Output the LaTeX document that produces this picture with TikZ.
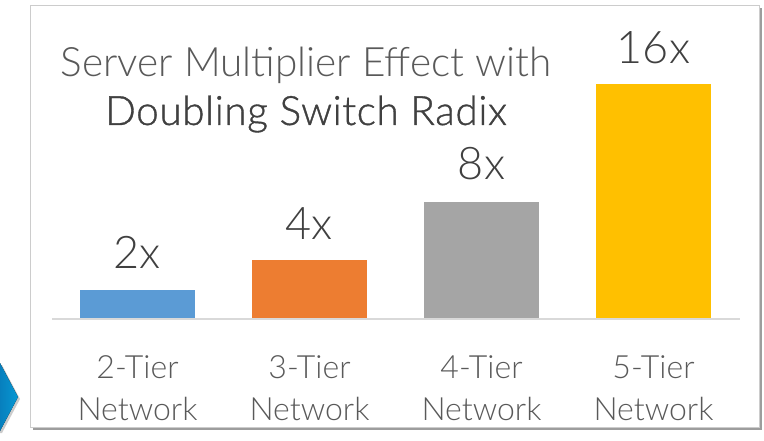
\documentclass[tikz,border=0pt]{standalone}
\usepackage{fontspec}
\setmainfont{Lato}[UprightFont={* Light}]
\newfontfamily\latomid{Lato}[UprightFont={* Light}, FakeBold=0.9, LetterSpace=1.5]
\usetikzlibrary{shadows}
\definecolor{txtgray}{HTML}{595959}
\definecolor{txtdark}{HTML}{404040}
\definecolor{barblue}{HTML}{5B9BD5}
\definecolor{barorange}{HTML}{ED7D31}
\definecolor{bargray}{HTML}{A5A5A5}
\definecolor{baryellow}{HTML}{FFC000}
\definecolor{axisgray}{HTML}{D9D9D9}
\definecolor{arrowblue}{HTML}{0A6CC0}
\tikzset{
  valuelabel/.style={anchor=base, text=txtdark, font=\fontsize{45}{45}\selectfont, inner sep=0pt},
  catlabel/.style={anchor=base, text=txtgray, font=\fontsize{32}{42}\selectfont, inner sep=0pt, align=center},
  titleline/.style={anchor=base, inner sep=0pt},
}
\begin{document}
\begin{tikzpicture}[x=1pt, y=-1pt]
  \useasboundingbox (0,0) rectangle (764,441);
  % chevron peeking in from the left
  \fill[left color=arrowblue!80!black, right color=arrowblue!70!cyan, drop shadow={shadow xshift=2pt, shadow yshift=-2pt, opacity=0.4}]
    (-30,363) -- (0,363) -- (18,397) -- (0,431) -- (-30,431) -- cycle;
  % card
  \node[draw=gray!40, fill=white, minimum width=729pt, minimum height=422pt, anchor=north west, inner sep=0pt,
        drop shadow={shadow xshift=3pt, shadow yshift=-3pt, opacity=0.55, fill=black!70}] (card) at (30,5) {};
  % title
  \node[titleline, text=txtgray, font=\fontsize{40.5}{40.5}\selectfont] (t1) at (306,77) {Server Multiplier Effect with};
  \node[titleline, text=txtdark, font=\latomid\fontsize{40.5}{40.5}\selectfont] (t2) at (306,125) {Doubling Switch Radix};
  % bars
  \fill[barblue]   (80,290)  rectangle (195,318);
  \fill[barorange] (252,260) rectangle (367,318);
  \fill[bargray]   (424,202) rectangle (539,318);
  \fill[baryellow] (596,84)  rectangle (711,318);
  % axis
  \coordinate (axl) at (52,319);
  \coordinate (axr) at (740,319);
  \draw[axisgray, line width=1.2pt] (axl) -- (axr);
  % values
  \node[valuelabel] (v2)  at (137.5,269) {2x};
  \node[valuelabel] (v4)  at (309.5,240) {4x};
  \node[valuelabel] (v8)  at (481.5,180) {8x};
  \node[valuelabel] (v16) at (653.5,64)  {16x};
  % categories
  \node[catlabel] (c2) at (137.5,420) {2-Tier\\Network};
  \node[catlabel] (c3) at (309.5,420) {3-Tier\\Network};
  \node[catlabel] (c4) at (481.5,420) {4-Tier\\Network};
  \node[catlabel] (c5) at (653.5,420) {5-Tier\\Network};
\end{tikzpicture}
\end{document}
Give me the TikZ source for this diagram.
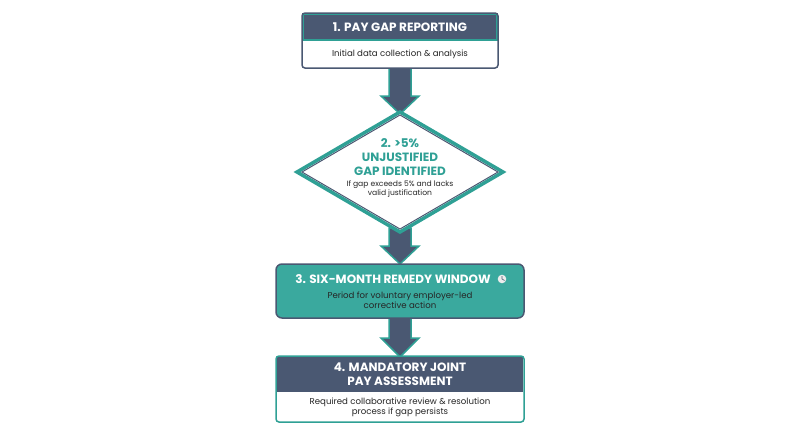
\documentclass[tikz,border=0pt]{standalone}
\usepackage{fontspec}
\setmainfont{Poppins}
\begin{document}
\definecolor{slate}{HTML}{4A5872}
\definecolor{teal}{HTML}{2FA095}
\definecolor{tealfill}{HTML}{3AA99E}
\begin{tikzpicture}[x=1pt,y=-1pt,
  hdr/.style={font=\bfseries\fontsize{12}{13.5}\selectfont,text=white,align=center},
  body/.style={font=\fontsize{8.6}{10}\selectfont,text=black!85,align=center},
  arr/.style={fill=slate,draw=teal,line width=1.5pt,line join=miter}]
\useasboundingbox (0,0) rectangle (800,447);
% arrows
\newcommand\myarrow[3]{\draw[arr] (389,#1)--(411,#1)--(411,#2)--(419,#2)--(400,#3)--(381,#2)--(389,#2)--cycle;}
\myarrow{66}{96}{114}
\myarrow{228}{246}{264}
\myarrow{316}{338}{357}
% box 1
\fill[white,rounded corners=3pt] (302,13) rectangle (498,68);
\fill[slate] (303,14) rectangle (497,40);
\draw[teal,line width=1.5pt] (303,14) rectangle (497,40);
\draw[slate,line width=1.5pt,rounded corners=3pt] (302,13) rectangle (498,68);
\node[hdr] (h1) at (400,27) {1. PAY GAP REPORTING};
\node[body] (b1) at (400,54) {Initial data collection \& analysis};
% diamond
\draw[fill=white,draw=teal,line width=3.5pt,line join=miter] (400,112)--(503,172)--(400,232)--(297,172)--cycle;
\draw[draw=slate,line width=1pt,line join=miter] (400,115)--(498,172)--(400,229)--(302,172)--cycle;
\node[font=\bfseries\fontsize{12}{14}\selectfont,text=teal,align=center] (h2) at (400,157) {2. >5\%\\UNJUSTIFIED\\GAP IDENTIFIED};
\node[body,font=\fontsize{7.6}{9.5}\selectfont] (b2) at (400,189) {If gap exceeds 5\% and lacks\\valid justification};
% box 3
\draw[fill=tealfill,draw=slate,line width=1.5pt,rounded corners=6pt] (276,264) rectangle (524,318);
\node[hdr] (h3) at (393,279) {3. SIX-MONTH REMEDY WINDOW};
\fill[white!85!gray] (502,279) circle (4.3pt);
\draw[slate,line width=0.6pt] (502,276)--(502,279)--(504.5,280.5);
\node[body] (b3) at (400,300) {Period for voluntary employer-led\\corrective action};
% box 4
\fill[white,rounded corners=3pt] (276,356) rectangle (524,422);
\fill[slate] (277,357) rectangle (523,392);
\draw[teal,line width=1.5pt,rounded corners=3pt] (276,356) rectangle (524,422);
\node[hdr] (h4) at (400,374) {4. MANDATORY JOINT\\PAY ASSESSMENT};
\node[body] (b4) at (400,407) {Required collaborative review \& resolution\\process if gap persists};
\end{tikzpicture}
\end{document}
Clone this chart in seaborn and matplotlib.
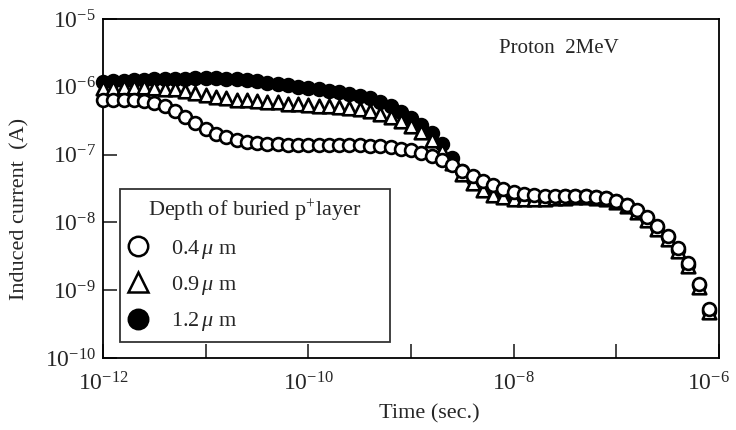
import numpy as np
import pandas as pd
import seaborn as sns
import matplotlib.pyplot as plt
from matplotlib.lines import Line2D
from matplotlib.transforms import ScaledTranslation

# sample times, as log10(t / s)
log_time = [-12.0, -11.9, -11.8, -11.7, -11.6, -11.5, -11.4, -11.3, -11.2, -11.1,
            -11.0, -10.9, -10.8, -10.7, -10.6, -10.5, -10.4, -10.3, -10.2, -10.1,
            -10.0, -9.9, -9.8, -9.7, -9.6, -9.5, -9.4, -9.3, -9.2, -9.1,
            -9.0, -8.9, -8.8, -8.7, -8.6, -8.5, -8.4, -8.3, -8.2, -8.1,
            -8.0, -7.9, -7.8, -7.7, -7.6, -7.5, -7.4, -7.3, -7.2, -7.1,
            -7.0, -6.9, -6.8, -6.7, -6.6, -6.5, -6.4, -6.3, -6.2, -6.1]

# induced current, as log10(I / A), one list per buried-layer depth
log_i_04 = [-6.20, -6.20, -6.20, -6.20, -6.21, -6.24, -6.29, -6.36, -6.44, -6.53,
            -6.62, -6.69, -6.74, -6.78, -6.81, -6.83, -6.84, -6.85, -6.86, -6.86,
            -6.86, -6.86, -6.86, -6.86, -6.86, -6.86, -6.87, -6.88, -6.89, -6.91,
            -6.93, -6.97, -7.02, -7.08, -7.16, -7.24, -7.32, -7.39, -7.45, -7.50,
            -7.55, -7.58, -7.60, -7.61, -7.61, -7.61, -7.61, -7.61, -7.62, -7.64,
            -7.68, -7.74, -7.82, -7.92, -8.05, -8.20, -8.38, -8.60, -8.90, -9.28]

log_i_09 = [-6.02, -6.02, -6.01, -6.01, -6.01, -6.02, -6.03, -6.04, -6.06, -6.09,
            -6.12, -6.15, -6.17, -6.19, -6.20, -6.21, -6.22, -6.23, -6.25, -6.26,
            -6.27, -6.28, -6.29, -6.30, -6.31, -6.33, -6.36, -6.40, -6.45, -6.51,
            -6.58, -6.66, -6.78, -6.95, -7.12, -7.28, -7.42, -7.52, -7.59, -7.63,
            -7.65, -7.65, -7.65, -7.65, -7.64, -7.64, -7.63, -7.63, -7.64, -7.66,
            -7.70, -7.76, -7.85, -7.96, -8.09, -8.24, -8.42, -8.64, -8.95, -9.32]

log_i_12 = [-5.93, -5.92, -5.91, -5.90, -5.90, -5.89, -5.89, -5.88, -5.88, -5.87,
            -5.87, -5.87, -5.88, -5.89, -5.90, -5.92, -5.94, -5.96, -5.98, -6.00,
            -6.02, -6.04, -6.06, -6.08, -6.10, -6.13, -6.17, -6.22, -6.29, -6.37,
            -6.46, -6.56, -6.68, -6.85, -7.05, -7.24, -7.36, -7.45, -7.52, -7.57,
            -7.60, -7.61, -7.62, -7.62, -7.62, -7.61, -7.61, -7.61, -7.62, -7.64,
            -7.68, -7.74, -7.83, -7.94, -8.07, -8.22, -8.40, -8.62, -8.92, -9.30]

depth_labels = [r"0.4$\,\mu$ m", r"0.9$\,\mu$ m", r"1.2$\,\mu$ m"]

sns.set_style("ticks")
plt.rcParams["font.family"] = ["Liberation Serif", "DejaVu Serif"]
plt.rcParams["mathtext.fontset"] = "custom"
plt.rcParams["mathtext.rm"] = "Liberation Serif"
plt.rcParams["mathtext.it"] = "Liberation Serif:italic"

time = 10.0 ** np.array(log_time)
df = pd.DataFrame({
    "time": np.tile(time, 3),
    "current": 10.0 ** np.array(log_i_12 + log_i_09 + log_i_04),
    "depth": np.repeat([depth_labels[2], depth_labels[1], depth_labels[0]], len(time)),
})

fig = plt.figure(figsize=(7.36, 4.30), dpi=100)
ax = fig.add_axes([0.140, 0.167, 0.837, 0.789])

# filled first, then triangles, open circles on top
styles = {
    depth_labels[2]: dict(marker="o", facecolor="black", edgecolor="black", s=85),
    depth_labels[1]: dict(marker="^", facecolor="white", edgecolor="black", s=95),
    depth_labels[0]: dict(marker="o", facecolor="white", edgecolor="black", s=85),
}
for lab in [depth_labels[2], depth_labels[1], depth_labels[0]]:
    sub = df[df["depth"] == lab]
    sns.scatterplot(data=sub, x="time", y="current", ax=ax, linewidth=1.9,
                    legend=False, clip_on=False, zorder=3, **styles[lab])

ax.set_xscale("log")
ax.set_yscale("log")
ax.set_xlim(1e-12, 1e-6)
ax.set_ylim(1e-10, 1e-5)

xt = [10.0 ** e for e in range(-12, -5)]
ax.set_xticks(xt)
ax.set_xticklabels([r"$10^{%d}$" % e if e % 2 == 0 else "" for e in range(-12, -5)])
yt = [10.0 ** e for e in range(-10, -4)]
ax.set_yticks(yt)
ax.set_yticklabels([r"$10^{%d}$" % e for e in range(-10, -4)])
ax.minorticks_off()
ax.tick_params(direction="in", length=10, width=1.2, labelsize=17, pad=5)
ax.tick_params(axis="x", pad=10)
for sp in ax.spines.values():
    sp.set_linewidth(1.3)
    sp.set_color("black")

# keep the last x label inside the figure
last = ax.get_xticklabels()[-1]
last.set_transform(last.get_transform() + ScaledTranslation(-8 / 72, 0, fig.dpi_scale_trans))

ax.set_xlabel("Time (sec.)", fontsize=16)
ax.xaxis.set_label_coords(0.53, -0.135)
ax.set_ylabel("Induced current  (A)", fontsize=16)
ax.yaxis.set_label_coords(-0.12, 0.44)

ax.text(0.74, 0.914, "Proton  2MeV", transform=ax.transAxes, fontsize=15,
        ha="center", va="center")

handles = [
    Line2D([], [], marker="o", ls="none", markersize=14, mfc="white", mec="black", mew=1.8),
    Line2D([], [], marker="^", ls="none", markersize=15, mfc="white", mec="black", mew=1.8),
    Line2D([], [], marker="o", ls="none", markersize=14, mfc="black", mec="black", mew=1.8),
]
leg = ax.legend(handles, depth_labels, title=r"Depth of buried p$^{+}$layer",
                loc="lower left", bbox_to_anchor=(0.0276, 0.047, 0.438, 0.3),
                mode="expand", borderaxespad=0, fontsize=16, title_fontsize=16,
                frameon=True, fancybox=False, edgecolor="black",
                handletextpad=1.1, handlelength=0.8, labelspacing=0.6,
                borderpad=0.4, alignment="center")
leg.get_frame().set_linewidth(1.3)
leg.set_zorder(5)

fig.savefig("out.png", dpi=100)
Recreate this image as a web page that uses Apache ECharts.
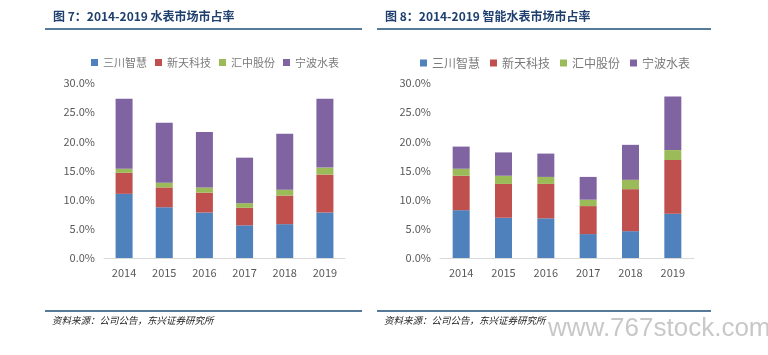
<!DOCTYPE html>
<html>
<head>
<meta charset="utf-8">
<script src="https://cdn.jsdelivr.net/npm/echarts@6/dist/echarts.min.js"></script>
<style>
html,body{margin:0;padding:0;background:#fff;}
#c{width:768px;height:355px;}
</style>
</head>
<body>
<div id="c"></div>
<script>
// ---- data ----
var years = ['2014','2015','2016','2017','2018','2019'];
var seriesNames = ['三川智慧','新天科技','汇中股份','宁波水表'];
var colors = ['#4F81BD','#C0504D','#9BBB59','#8064A2'];

// Figure 7: water meter market share (%)
var left_sanchuan = [11.0, 8.7, 7.8, 5.6, 5.8, 7.8];
var left_xintian  = [3.6, 3.4, 3.4, 3.0, 4.9, 6.5];
var left_huizhong = [0.7, 0.8, 0.9, 0.8, 1.0, 1.2];
var left_ningbo   = [12.0, 10.3, 9.5, 7.8, 9.6, 11.8];

// Figure 8: smart water meter market share (%)
var right_sanchuan = [8.2, 6.9, 6.8, 4.1, 4.6, 7.6];
var right_xintian  = [5.9, 5.8, 5.9, 4.8, 7.2, 9.2];
var right_huizhong = [1.2, 1.4, 1.2, 1.1, 1.6, 1.7];
var right_ningbo   = [3.8, 4.0, 4.0, 3.9, 6.0, 9.2];

var title1 = '图 7：2014-2019 水表市场市占率';
var title2 = '图 8：2014-2019 智能水表市场市占率';
var sourceText = '资料来源：公司公告，东兴证券研究所';
var watermark = 'www.767stock.com';

// ---- chart ----
var FONT = '"Noto Sans CJK SC","Microsoft YaHei",sans-serif';
var leftData = [left_sanchuan, left_xintian, left_huizhong, left_ningbo];
var rightData = [right_sanchuan, right_xintian, right_huizhong, right_ningbo];

function yAxis(gi){
  return {
    gridIndex: gi, type:'value', min:0, max:30, interval:5,
    axisLine:{show:false}, axisTick:{show:false}, splitLine:{show:false},
    axisLabel:{color:'#595959', fontSize:11, fontFamily:FONT, margin:9,
      formatter:function(v){return v.toFixed(1)+'%';}}
  };
}
function xAxis(gi){
  return {
    gridIndex: gi, type:'category', data: years,
    axisLine:{show:true, lineStyle:{color:'#d9d9d9', width:1}},
    axisTick:{show:false},
    axisLabel:{color:'#595959', fontSize:11, fontFamily:FONT, margin:9}
  };
}
var series = [];
seriesNames.forEach(function(n,i){
  series.push({name:n, type:'bar', stack:'L', xAxisIndex:0, yAxisIndex:0,
    barWidth:17, data:leftData[i], itemStyle:{color:colors[i]}});
});
seriesNames.forEach(function(n,i){
  series.push({name:n, type:'bar', stack:'R', xAxisIndex:1, yAxisIndex:1,
    barWidth:17, data:rightData[i], itemStyle:{color:colors[i]}});
});

var lineColor = '#1F4E79';
var option = {
  animation:false,
  backgroundColor:'#ffffff',
  color: colors,
  grid:[
    {left:104, right:423, top:83, bottom:97},
    {left:440, right:74, top:83, bottom:97}
  ],
  xAxis:[xAxis(0), xAxis(1)],
  yAxis:[yAxis(0), yAxis(1)],
  legend:[
    {data:seriesNames, left:86, top:52, itemWidth:7, itemHeight:7, itemGap:8,
      icon:'rect', textStyle:{color:'#7a7a7a', fontSize:11, fontFamily:FONT}},
    {data:seriesNames, left:415, top:52, itemWidth:7, itemHeight:7, itemGap:10,
      icon:'rect', textStyle:{color:'#7a7a7a', fontSize:12, fontFamily:FONT}}
  ],
  series: series,
  graphic:[
    {type:'text', left:53, top:10, style:{text:title1, fill:'#1F3F6E', font:'bold 12px '+FONT}},
    {type:'text', left:385, top:10, style:{text:title2, fill:'#1F3F6E', font:'bold 12px '+FONT}},
    {type:'line', shape:{x1:45, y1:29, x2:362, y2:29}, style:{stroke:lineColor, lineWidth:1.5}},
    {type:'line', shape:{x1:377, y1:29, x2:711, y2:29}, style:{stroke:lineColor, lineWidth:1.5}},
    {type:'line', shape:{x1:45, y1:311, x2:362, y2:311}, style:{stroke:lineColor, lineWidth:1.5}},
    {type:'line', shape:{x1:377, y1:311, x2:711, y2:311}, style:{stroke:lineColor, lineWidth:1.5}},
    {type:'text', left:52, top:316, style:{text:sourceText, fill:'#222', font:'italic 9.5px '+FONT}},
    {type:'text', left:384, top:316, style:{text:sourceText, fill:'#222', font:'italic 9.5px '+FONT}},
    {type:'text', left:548, top:316, style:{text:watermark, fill:'#c8c8c8', font:'26px "Liberation Sans", Arial, sans-serif'}}
  ]
};
var chart = echarts.init(document.getElementById('c'), null, {renderer:'canvas'});
chart.setOption(option);
</script>
</body>
</html>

========

WHAT TO WORK ON — Tally the lines of the records holding the word "matplotlib", then give only the resulting number.

FULL RESPONSE — 4